▶ **WHAT THE TASK REQUIRES**
Everything in the data should be repeated exactly, save for the images.

▶ **COLLECTED DATA**

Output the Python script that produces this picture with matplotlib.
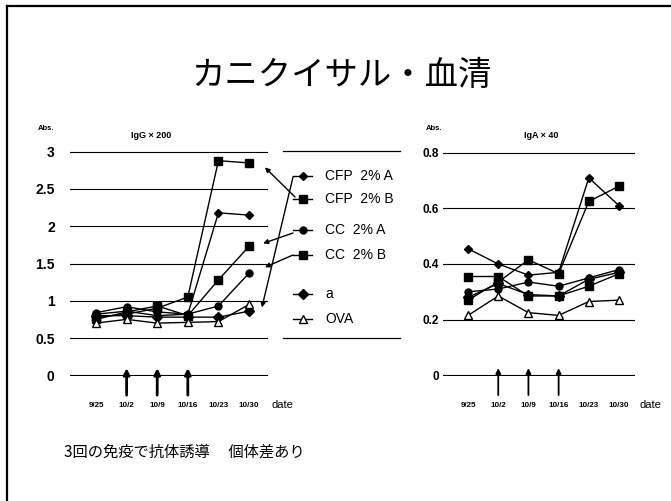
import matplotlib.pyplot as plt
from matplotlib.lines import Line2D

plt.rcParams['font.family'] = ['Liberation Sans', 'Noto Sans CJK JP', 'DejaVu Sans']

W, H = 671, 501

dates = ["9/25", "10/2", "10/9", "10/16", "10/23", "10/30"]
labels = ["CFP  2% A", "CFP  2% B", "CC  2% A", "CC  2% B", "a", "OVA"]
markers = ["D", "s", "o", "s", "D", "^"]
msizes = [4.5, 5.5, 5.0, 5.5, 5.0, 5.5]
fills = ["black", "black", "black", "black", "black", "white"]

# IgG x 200
igg = [
    [0.82, 0.86, 0.80, 0.82, 2.18, 2.15],
    [0.78, 0.82, 0.90, 1.05, 2.88, 2.85],
    [0.84, 0.92, 0.85, 0.82, 0.93, 1.37],
    [0.75, 0.85, 0.93, 0.80, 1.28, 1.73],
    [0.80, 0.80, 0.78, 0.78, 0.78, 0.86],
    [0.70, 0.75, 0.70, 0.71, 0.72, 0.95],
]

# IgA x 40
iga = [
    [0.455, 0.40, 0.36, 0.37, 0.71, 0.61],
    [0.27, 0.335, 0.415, 0.365, 0.625, 0.68],
    [0.30, 0.31, 0.335, 0.32, 0.35, 0.38],
    [0.355, 0.355, 0.285, 0.285, 0.32, 0.365],
    [0.28, 0.33, 0.29, 0.285, 0.345, 0.37],
    [0.215, 0.285, 0.225, 0.215, 0.265, 0.27],
]

igg_ticks = [0, 0.5, 1, 1.5, 2, 2.5, 3]
iga_ticks = [0, 0.2, 0.4, 0.6, 0.8]
boost_days = [1, 2, 3]  # immunisations on 10/2, 10/9, 10/16


def fig_xy(x, y):
    return (x / W, 1 - y / H)


fig = plt.figure(figsize=(W / 100, H / 100), dpi=100)

# slide border (top + left)
fig.add_artist(Line2D([7 / W, 7 / W], [0, 1 - 6 / H], transform=fig.transFigure, color="black", lw=1.6))
fig.add_artist(Line2D([7 / W, 1], [1 - 6 / H, 1 - 6 / H], transform=fig.transFigure, color="black", lw=1.6))

fig.text(*fig_xy(342, 75), "カニクイサル・血清", fontsize=24, ha="center", va="center",
         family=["Noto Sans CJK JP", "DejaVu Sans"])
fig.text(*fig_xy(64, 452), "3回の免疫で抗体誘導　 個体差あり", fontsize=11, ha="left", va="center",
         family=["Noto Sans CJK JP", "DejaVu Sans"])


def panel(rect, data, ticks, ylim, xlim, tick_fs, pad, arrow_lw, arrow_ms):
    ax = fig.add_axes(rect)
    for vals, m, ms, fc in zip(data, markers, msizes, fills):
        ax.plot(range(6), vals, color="black", lw=1.0, marker=m, markersize=ms,
                markerfacecolor=fc, markeredgecolor="black", markeredgewidth=1.0)
    ax.set_ylim(*ylim)
    ax.set_xlim(*xlim)
    ax.set_yticks(ticks)
    ax.set_yticklabels([("%g" % t) for t in ticks], fontsize=tick_fs, fontweight="bold")
    ax.set_xticks(range(6))
    ax.set_xticklabels(dates, fontsize=5.8, fontweight="bold")
    ax.tick_params(axis="x", length=0, pad=19)
    ax.tick_params(axis="y", length=0, pad=pad)
    ax.grid(axis="y", color="black", lw=0.8)
    ax.set_axisbelow(True)
    for s in ax.spines.values():
        s.set_visible(False)
    for d in boost_days:
        ax.annotate("", xy=(d, 0.035), xytext=(d, -0.085),
                    xycoords=("data", "axes fraction"), textcoords=("data", "axes fraction"),
                    annotation_clip=False,
                    arrowprops=dict(arrowstyle="-|>", color="black", lw=arrow_lw,
                                    mutation_scale=arrow_ms, shrinkA=0, shrinkB=0))
    return ax


ax1 = panel([70 / W, 125 / H, 198 / W, 225 / H], igg, igg_ticks, (-0.01, 3.01),
            (-0.85, 5.62), 10, 11, 2.0, 9)
ax2 = panel([443 / W, 125 / H, 192 / W, 224 / H], iga, iga_ticks, (-0.003, 0.803),
            (-0.83, 5.53), 8.5, 3, 1.3, 7)

fig.text(*fig_xy(46, 128), "Abs.", fontsize=5.5, fontweight="bold", ha="center", va="center")
fig.text(*fig_xy(151, 135), "IgG × 200", fontsize=6.5, fontweight="bold", ha="center", va="center")
fig.text(*fig_xy(434, 128), "Abs.", fontsize=5.5, fontweight="bold", ha="center", va="center")
fig.text(*fig_xy(541, 135), "IgA × 40", fontsize=6.5, fontweight="bold", ha="center", va="center")
fig.text(*fig_xy(272, 405), "date", fontsize=8, ha="left", va="center")
fig.text(*fig_xy(640, 405), "date", fontsize=8, ha="left", va="center")

# legend block between the panels
legend_y = [176, 199, 230, 255, 294, 319]
for y0 in (151, 338):
    fig.add_artist(Line2D([283 / W, 400 / W], [1 - y0 / H] * 2, transform=fig.transFigure,
                          color="black", lw=0.9))
for lab, m, ms, fc, y0 in zip(labels, markers, msizes, fills, legend_y):
    fig.add_artist(Line2D([293 / W, 312 / W], [1 - y0 / H] * 2, transform=fig.transFigure,
                          color="black", lw=1.0))
    fig.add_artist(Line2D([302.5 / W], [1 - y0 / H], transform=fig.transFigure, marker=m,
                          markersize=ms, markerfacecolor=fc, markeredgecolor="black",
                          markeredgewidth=1.0, color="black", lw=0))
    fig.text(*fig_xy(325, y0), lab, fontsize=10, ha="left", va="center")

# pointer arrows from legend to curves (tips in IgG data coords)
pointers = [((295, 197), (5.52, 2.79)),
            ((293, 177), (5.42, 0.91)),
            ((293, 233), (5.46, 1.77)),
            ((293, 255), (5.52, 1.45))]
for (tx, ty), tip in pointers:
    ax1.annotate("", xy=tip, xycoords="data", xytext=(tx, H - ty), textcoords="figure pixels",
                 annotation_clip=False,
                 arrowprops=dict(arrowstyle="-|>", color="black", lw=1.0,
                                 mutation_scale=7, shrinkA=0, shrinkB=0))

fig.savefig("out.png", dpi=100)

▶ **RESPONSE**
Output the Python script that produces this picture with matplotlib.
import matplotlib.pyplot as plt
from matplotlib.lines import Line2D

plt.rcParams['font.family'] = ['Liberation Sans', 'Noto Sans CJK JP', 'DejaVu Sans']

W, H = 671, 501

dates = ["9/25", "10/2", "10/9", "10/16", "10/23", "10/30"]
labels = ["CFP  2% A", "CFP  2% B", "CC  2% A", "CC  2% B", "a", "OVA"]
markers = ["D", "s", "o", "s", "D", "^"]
msizes = [4.5, 5.5, 5.0, 5.5, 5.0, 5.5]
fills = ["black", "black", "black", "black", "black", "white"]

# IgG x 200
igg = [
    [0.82, 0.86, 0.80, 0.82, 2.18, 2.15],
    [0.78, 0.82, 0.90, 1.05, 2.88, 2.85],
    [0.84, 0.92, 0.85, 0.82, 0.93, 1.37],
    [0.75, 0.85, 0.93, 0.80, 1.28, 1.73],
    [0.80, 0.80, 0.78, 0.78, 0.78, 0.86],
    [0.70, 0.75, 0.70, 0.71, 0.72, 0.95],
]

# IgA x 40
iga = [
    [0.455, 0.40, 0.36, 0.37, 0.71, 0.61],
    [0.27, 0.335, 0.415, 0.365, 0.625, 0.68],
    [0.30, 0.31, 0.335, 0.32, 0.35, 0.38],
    [0.355, 0.355, 0.285, 0.285, 0.32, 0.365],
    [0.28, 0.33, 0.29, 0.285, 0.345, 0.37],
    [0.215, 0.285, 0.225, 0.215, 0.265, 0.27],
]

igg_ticks = [0, 0.5, 1, 1.5, 2, 2.5, 3]
iga_ticks = [0, 0.2, 0.4, 0.6, 0.8]
boost_days = [1, 2, 3]  # immunisations on 10/2, 10/9, 10/16


def fig_xy(x, y):
    return (x / W, 1 - y / H)


fig = plt.figure(figsize=(W / 100, H / 100), dpi=100)

# slide border (top + left)
fig.add_artist(Line2D([7 / W, 7 / W], [0, 1 - 6 / H], transform=fig.transFigure, color="black", lw=1.6))
fig.add_artist(Line2D([7 / W, 1], [1 - 6 / H, 1 - 6 / H], transform=fig.transFigure, color="black", lw=1.6))

fig.text(*fig_xy(342, 75), "カニクイサル・血清", fontsize=24, ha="center", va="center",
         family=["Noto Sans CJK JP", "DejaVu Sans"])
fig.text(*fig_xy(64, 452), "3回の免疫で抗体誘導　 個体差あり", fontsize=11, ha="left", va="center",
         family=["Noto Sans CJK JP", "DejaVu Sans"])


def panel(rect, data, ticks, ylim, xlim, tick_fs, pad, arrow_lw, arrow_ms):
    ax = fig.add_axes(rect)
    for vals, m, ms, fc in zip(data, markers, msizes, fills):
        ax.plot(range(6), vals, color="black", lw=1.0, marker=m, markersize=ms,
                markerfacecolor=fc, markeredgecolor="black", markeredgewidth=1.0)
    ax.set_ylim(*ylim)
    ax.set_xlim(*xlim)
    ax.set_yticks(ticks)
    ax.set_yticklabels([("%g" % t) for t in ticks], fontsize=tick_fs, fontweight="bold")
    ax.set_xticks(range(6))
    ax.set_xticklabels(dates, fontsize=5.8, fontweight="bold")
    ax.tick_params(axis="x", length=0, pad=19)
    ax.tick_params(axis="y", length=0, pad=pad)
    ax.grid(axis="y", color="black", lw=0.8)
    ax.set_axisbelow(True)
    for s in ax.spines.values():
        s.set_visible(False)
    for d in boost_days:
        ax.annotate("", xy=(d, 0.035), xytext=(d, -0.085),
                    xycoords=("data", "axes fraction"), textcoords=("data", "axes fraction"),
                    annotation_clip=False,
                    arrowprops=dict(arrowstyle="-|>", color="black", lw=arrow_lw,
                                    mutation_scale=arrow_ms, shrinkA=0, shrinkB=0))
    return ax


ax1 = panel([70 / W, 125 / H, 198 / W, 225 / H], igg, igg_ticks, (-0.01, 3.01),
            (-0.85, 5.62), 10, 11, 2.0, 9)
ax2 = panel([443 / W, 125 / H, 192 / W, 224 / H], iga, iga_ticks, (-0.003, 0.803),
            (-0.83, 5.53), 8.5, 3, 1.3, 7)

fig.text(*fig_xy(46, 128), "Abs.", fontsize=5.5, fontweight="bold", ha="center", va="center")
fig.text(*fig_xy(151, 135), "IgG × 200", fontsize=6.5, fontweight="bold", ha="center", va="center")
fig.text(*fig_xy(434, 128), "Abs.", fontsize=5.5, fontweight="bold", ha="center", va="center")
fig.text(*fig_xy(541, 135), "IgA × 40", fontsize=6.5, fontweight="bold", ha="center", va="center")
fig.text(*fig_xy(272, 405), "date", fontsize=8, ha="left", va="center")
fig.text(*fig_xy(640, 405), "date", fontsize=8, ha="left", va="center")

# legend block between the panels
legend_y = [176, 199, 230, 255, 294, 319]
for y0 in (151, 338):
    fig.add_artist(Line2D([283 / W, 400 / W], [1 - y0 / H] * 2, transform=fig.transFigure,
                          color="black", lw=0.9))
for lab, m, ms, fc, y0 in zip(labels, markers, msizes, fills, legend_y):
    fig.add_artist(Line2D([293 / W, 312 / W], [1 - y0 / H] * 2, transform=fig.transFigure,
                          color="black", lw=1.0))
    fig.add_artist(Line2D([302.5 / W], [1 - y0 / H], transform=fig.transFigure, marker=m,
                          markersize=ms, markerfacecolor=fc, markeredgecolor="black",
                          markeredgewidth=1.0, color="black", lw=0))
    fig.text(*fig_xy(325, y0), lab, fontsize=10, ha="left", va="center")

# pointer arrows from legend to curves (tips in IgG data coords)
pointers = [((295, 197), (5.52, 2.79)),
            ((293, 177), (5.42, 0.91)),
            ((293, 233), (5.46, 1.77)),
            ((293, 255), (5.52, 1.45))]
for (tx, ty), tip in pointers:
    ax1.annotate("", xy=tip, xycoords="data", xytext=(tx, H - ty), textcoords="figure pixels",
                 annotation_clip=False,
                 arrowprops=dict(arrowstyle="-|>", color="black", lw=1.0,
                                 mutation_scale=7, shrinkA=0, shrinkB=0))

fig.savefig("out.png", dpi=100)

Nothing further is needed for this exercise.